Creativity is one of the most important things a human being can express. It’s good for our brains, our hearts, and our souls. It allows people to explore themselves and others in a deep way, something introspection and discussion can’t always do. When consuming others’ creative works, you’re getting a piece of who they are as a person, whether they wanted or intended that or not.
Creativity allows us to function as a society. We’re not merely surviving—we’re living, hour to hour and day to day. How we spend our time digesting others’ creative works—whether that’s a movie, a novel, or a collection of poems—is important to how we grow as people and a community of human beings. I hope reading about the creative content I enjoy (or don’t) gets your creative juices flowing and inspires you to make something great and uniquely your own. At the very least maybe you’ll discover something new you might be interested in.

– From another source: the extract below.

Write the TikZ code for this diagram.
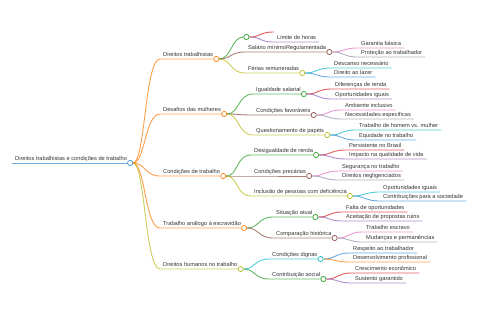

The Hobbit: The Battle of the Five Armies
Lots of Lord of the Rings stuff this week! (I actually watched this movie a few weeks ago, but I forgot to talk about it, so here it is). I’m a huge Lord of the Rings fan (at least when it comes to the films), so naturally, I enjoyed The Hobbit trilogy, too. Say what you will about a 90-page book being converted into a 12-hour span of movies full of way too much CGI—I personally loved every minute of the films. That said, Battle of the Five Armies was probably my least favorite. What I enjoy so much about Middle-earth films is their whimsical, fantastical nature. Characters are moving, there are constant cuts to other plots and hijinks, and dramatic moments are offset by the occasional quip. That isn’t the case with Battle of the Five Armies. Smaug is killed only minutes into the film, and the rest of the movie is basically one long, static battle scene full of too much Legolas. It’s not bad by any means, but it’s not exactly the fantasy-esque adventure that I love.
The Lord of the Rings: The Fellowship of the Ring
It’s been a few years since I’ve watched The Lord of the Rings trilogy, and after seeing the final Hobbit movie, my girlfriend and I decided to binge them. The Fellowship of the Ring is probably my favorite Lord of the Rings movie. I love how much ground the characters cover, Frodo’s development, the great action scenes, and Moria. Man, I get excited every single time the fellowship enters Moria. Fantastic stuff in those dank mines. The Fellowship is great because the whole party is together, just being bros as they kill orcs and goblins and stuff. On top of a stellar soundtrack and beautiful cinematography, what’s not to love?
The Lord of the Rings: The Two Towers
The Two Towers is probably my least favorite Lord of the Rings movie simply because it just feels a bit more chaotic than the other two. The party is split up, times are dark, and secondary characters enter the fray when all I really care about is the cast established in the first movie. Don’t get me wrong—I love The Two Towers through and through. It’s just not my favorite.
Pokémon Trading Card Game
Though technically not a video game, I put this here because I didn’t know where else to throw it. I’ve always loved Pokémon, and I’ve been collecting the cards for years, but it wasn’t until this week that I seriously dove into the actual trading card game. It’s surprisingly fun. I’m not familiar with deck-building games, but Pokémon TCG seems pretty bare bones, but that’s okay with me. My girlfriend and I both bought theme decks and have been switching between them as we battle every night. No matter who wins, we always have a good time. Now we’re reorganizing my hundreds upon hundreds of cards in order to build our own decks, which should amp up the good times even more.
I finally dove into Sunset Overdrive after getting it for Christmas. Considering it was an Insomniac Game, I expected plenty of platforming and third-person shooting, but what really surprised me is how loveable the game is overall despite its flaws. Sunset City is probably the coolest location I’ve visited in a game (I so wish I could live there—except without the mutants). I love the bright colors and varying locations. What sets Sunset Overdrive apart from other third-person shooters, however, is its emphasis on traversal. If you stand in one place blasting bad guys and mutants, you will die—quickly. In order to survive, you have to swing, bounce, and grind around the map while simultaneously shooting bad guys, which is surprisingly easy once you get used to it. Sunset Overdrive even makes zipping around the map fun rather than a chore like many sandbox games do. If you’re a fan of open-world shooters with great settings, hilarious writing, fun characters, and unique approaches to combat, grab this game.